▸ **PROBLEM DESCRIPTION**: Write out the data below in full, unchanged, minus the images.
= = = = = = =
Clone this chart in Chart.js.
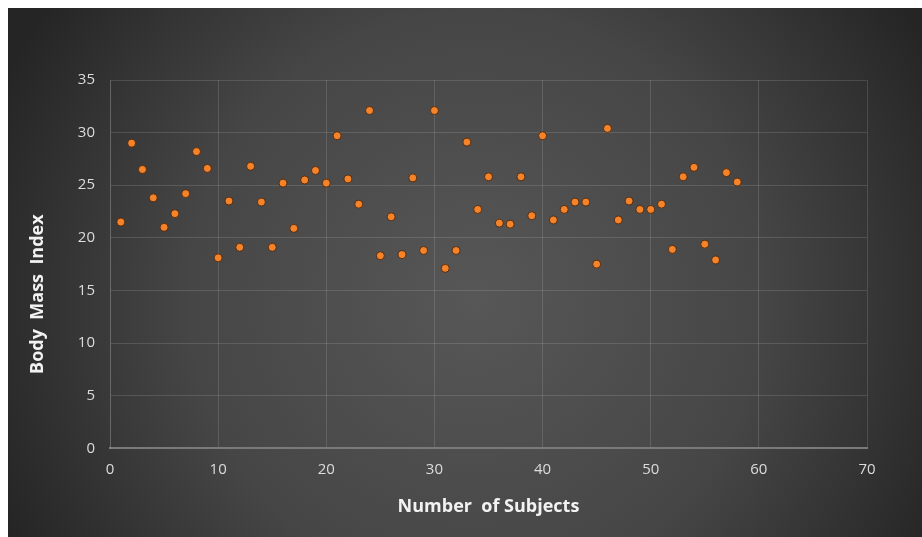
<!DOCTYPE html>
<html>
<head>
<meta charset="utf-8">
<title>Body Mass Index</title>
<script src="https://cdn.jsdelivr.net/npm/chart.js@4/dist/chart.umd.min.js"></script>
<style>
  html, body { margin: 0; padding: 0; background: #fff; }
  #wrap { width: 922px; height: 537px; }
</style>
</head>
<body>
<div id="wrap"><canvas id="bmiChart" width="922" height="537"></canvas></div>
<script>
// data
var subjects = [1, 2, 3, 4, 5, 6, 7, 8, 9, 10,
  11, 12, 13, 14, 15, 16, 17, 18, 19, 20,
  21, 22, 23, 24, 25, 26, 27, 28, 29, 30,
  31, 32, 33, 34, 35, 36, 37, 38, 39, 40,
  41, 42, 43, 44, 45, 46, 47, 48, 49, 50,
  51, 52, 53, 54, 55, 56, 57, 58];
var bmi = [21.5, 29.0, 26.5, 23.8, 21.0, 22.3, 24.2, 28.2, 26.6, 18.1,
  23.5, 19.1, 26.8, 23.4, 19.1, 25.2, 20.9, 25.5, 26.4, 25.2,
  29.7, 25.6, 23.2, 32.1, 18.3, 22.0, 18.4, 25.7, 18.8, 32.1,
  17.1, 18.8, 29.1, 22.7, 25.8, 21.4, 21.3, 25.8, 22.1, 29.7,
  21.7, 22.7, 23.4, 23.4, 17.5, 30.4, 21.7, 23.5, 22.7, 22.7,
  23.2, 18.9, 25.8, 26.7, 19.4, 17.9, 26.2, 25.3];
var xTicks = [0, 10, 20, 30, 40, 50, 60, 70];
var yTicks = [0, 5, 10, 15, 20, 25, 30, 35];
var xTitle = 'Number  of Subjects';
var yTitle = 'Body  Mass  Index';

var points = subjects.map(function(s, i) { return { x: s, y: bmi[i] }; });

// dark radial backdrop with a thin white edge at top and left
var backdrop = {
  id: 'backdrop',
  beforeDraw: function(chart) {
    var c = chart.ctx, w = chart.width, h = chart.height;
    c.save();
    c.fillStyle = '#ffffff';
    c.fillRect(0, 0, w, h);
    var g = c.createRadialGradient(475, 300, 0, 475, 300, 520);
    g.addColorStop(0, '#575757');
    g.addColorStop(0.55, '#464646');
    g.addColorStop(1, '#252525');
    c.fillStyle = g;
    c.fillRect(8, 8, w - 8, h - 8);
    c.restore();
  }
};

// y axis title, sits a bit below the middle of the plot like the original
var yAxisTitle = {
  id: 'yAxisTitle',
  afterDraw: function(chart) {
    var c = chart.ctx, a = chart.chartArea;
    c.save();
    c.translate(38, (a.top + a.bottom) / 2 + 30);
    c.rotate(-Math.PI / 2);
    c.font = 'bold 18px "Open Sans"';
    c.fillStyle = '#f2f2f2';
    c.textAlign = 'center';
    c.textBaseline = 'middle';
    c.fillText(yTitle, 0, 0);
    c.restore();
  }
};

var gridCol = 'rgba(255,255,255,0.13)';
var tickFont = { family: 'Open Sans', size: 15 };

var ctx = document.getElementById('bmiChart').getContext('2d');
var chart = new Chart(ctx, {
  type: 'scatter',
  data: {
    datasets: [{
      data: points,
      backgroundColor: '#f5832a',
      borderColor: 'rgba(70,35,10,0.85)',
      borderWidth: 1,
      pointRadius: 4,
      pointHoverRadius: 4
    }]
  },
  options: {
    responsive: false,
    animation: false,
    layout: { padding: { left: 8, top: 80, right: 55, bottom: 0 } },
    plugins: {
      legend: { display: false },
      tooltip: { enabled: false }
    },
    scales: {
      x: {
        type: 'linear',
        min: xTicks[0],
        max: xTicks[xTicks.length - 1],
        afterBuildTicks: function(s) { s.ticks = xTicks.map(function(v) { return { value: v }; }); },
        afterFit: function(s) { s.height = 88.7; },
        grid: { color: gridCol, lineWidth: 1, drawTicks: false },
        border: { color: '#7a7a7a', width: 2 },
        ticks: { color: '#dcdcdc', font: tickFont, padding: 12 },
        title: {
          display: true,
          text: xTitle,
          color: '#f2f2f2',
          font: { family: 'Open Sans', size: 18, weight: 'bold' },
          padding: { top: 0, bottom: 19 }
        }
      },
      y: {
        type: 'linear',
        min: yTicks[0],
        max: yTicks[yTicks.length - 1],
        afterBuildTicks: function(s) { s.ticks = yTicks.map(function(v) { return { value: v }; }); },
        afterFit: function(s) { s.width = 102; },
        grid: { color: gridCol, lineWidth: 1, drawTicks: false },
        border: { color: gridCol, width: 1 },
        ticks: { color: '#dcdcdc', font: tickFont, padding: 15 }
      }
    }
  },
  plugins: [backdrop, yAxisTitle]
});
</script>
</body>
</html>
= = = = = = =
▸ **ANSWER TO THIS EXERCISE**:
Clone this chart in Chart.js.
<!DOCTYPE html>
<html>
<head>
<meta charset="utf-8">
<title>Body Mass Index</title>
<script src="https://cdn.jsdelivr.net/npm/chart.js@4/dist/chart.umd.min.js"></script>
<style>
  html, body { margin: 0; padding: 0; background: #fff; }
  #wrap { width: 922px; height: 537px; }
</style>
</head>
<body>
<div id="wrap"><canvas id="bmiChart" width="922" height="537"></canvas></div>
<script>
// data
var subjects = [1, 2, 3, 4, 5, 6, 7, 8, 9, 10,
  11, 12, 13, 14, 15, 16, 17, 18, 19, 20,
  21, 22, 23, 24, 25, 26, 27, 28, 29, 30,
  31, 32, 33, 34, 35, 36, 37, 38, 39, 40,
  41, 42, 43, 44, 45, 46, 47, 48, 49, 50,
  51, 52, 53, 54, 55, 56, 57, 58];
var bmi = [21.5, 29.0, 26.5, 23.8, 21.0, 22.3, 24.2, 28.2, 26.6, 18.1,
  23.5, 19.1, 26.8, 23.4, 19.1, 25.2, 20.9, 25.5, 26.4, 25.2,
  29.7, 25.6, 23.2, 32.1, 18.3, 22.0, 18.4, 25.7, 18.8, 32.1,
  17.1, 18.8, 29.1, 22.7, 25.8, 21.4, 21.3, 25.8, 22.1, 29.7,
  21.7, 22.7, 23.4, 23.4, 17.5, 30.4, 21.7, 23.5, 22.7, 22.7,
  23.2, 18.9, 25.8, 26.7, 19.4, 17.9, 26.2, 25.3];
var xTicks = [0, 10, 20, 30, 40, 50, 60, 70];
var yTicks = [0, 5, 10, 15, 20, 25, 30, 35];
var xTitle = 'Number  of Subjects';
var yTitle = 'Body  Mass  Index';

var points = subjects.map(function(s, i) { return { x: s, y: bmi[i] }; });

// dark radial backdrop with a thin white edge at top and left
var backdrop = {
  id: 'backdrop',
  beforeDraw: function(chart) {
    var c = chart.ctx, w = chart.width, h = chart.height;
    c.save();
    c.fillStyle = '#ffffff';
    c.fillRect(0, 0, w, h);
    var g = c.createRadialGradient(475, 300, 0, 475, 300, 520);
    g.addColorStop(0, '#575757');
    g.addColorStop(0.55, '#464646');
    g.addColorStop(1, '#252525');
    c.fillStyle = g;
    c.fillRect(8, 8, w - 8, h - 8);
    c.restore();
  }
};

// y axis title, sits a bit below the middle of the plot like the original
var yAxisTitle = {
  id: 'yAxisTitle',
  afterDraw: function(chart) {
    var c = chart.ctx, a = chart.chartArea;
    c.save();
    c.translate(38, (a.top + a.bottom) / 2 + 30);
    c.rotate(-Math.PI / 2);
    c.font = 'bold 18px "Open Sans"';
    c.fillStyle = '#f2f2f2';
    c.textAlign = 'center';
    c.textBaseline = 'middle';
    c.fillText(yTitle, 0, 0);
    c.restore();
  }
};

var gridCol = 'rgba(255,255,255,0.13)';
var tickFont = { family: 'Open Sans', size: 15 };

var ctx = document.getElementById('bmiChart').getContext('2d');
var chart = new Chart(ctx, {
  type: 'scatter',
  data: {
    datasets: [{
      data: points,
      backgroundColor: '#f5832a',
      borderColor: 'rgba(70,35,10,0.85)',
      borderWidth: 1,
      pointRadius: 4,
      pointHoverRadius: 4
    }]
  },
  options: {
    responsive: false,
    animation: false,
    layout: { padding: { left: 8, top: 80, right: 55, bottom: 0 } },
    plugins: {
      legend: { display: false },
      tooltip: { enabled: false }
    },
    scales: {
      x: {
        type: 'linear',
        min: xTicks[0],
        max: xTicks[xTicks.length - 1],
        afterBuildTicks: function(s) { s.ticks = xTicks.map(function(v) { return { value: v }; }); },
        afterFit: function(s) { s.height = 88.7; },
        grid: { color: gridCol, lineWidth: 1, drawTicks: false },
        border: { color: '#7a7a7a', width: 2 },
        ticks: { color: '#dcdcdc', font: tickFont, padding: 12 },
        title: {
          display: true,
          text: xTitle,
          color: '#f2f2f2',
          font: { family: 'Open Sans', size: 18, weight: 'bold' },
          padding: { top: 0, bottom: 19 }
        }
      },
      y: {
        type: 'linear',
        min: yTicks[0],
        max: yTicks[yTicks.length - 1],
        afterBuildTicks: function(s) { s.ticks = yTicks.map(function(v) { return { value: v }; }); },
        afterFit: function(s) { s.width = 102; },
        grid: { color: gridCol, lineWidth: 1, drawTicks: false },
        border: { color: gridCol, width: 1 },
        ticks: { color: '#dcdcdc', font: tickFont, padding: 15 }
      }
    }
  },
  plugins: [backdrop, yAxisTitle]
});
</script>
</body>
</html>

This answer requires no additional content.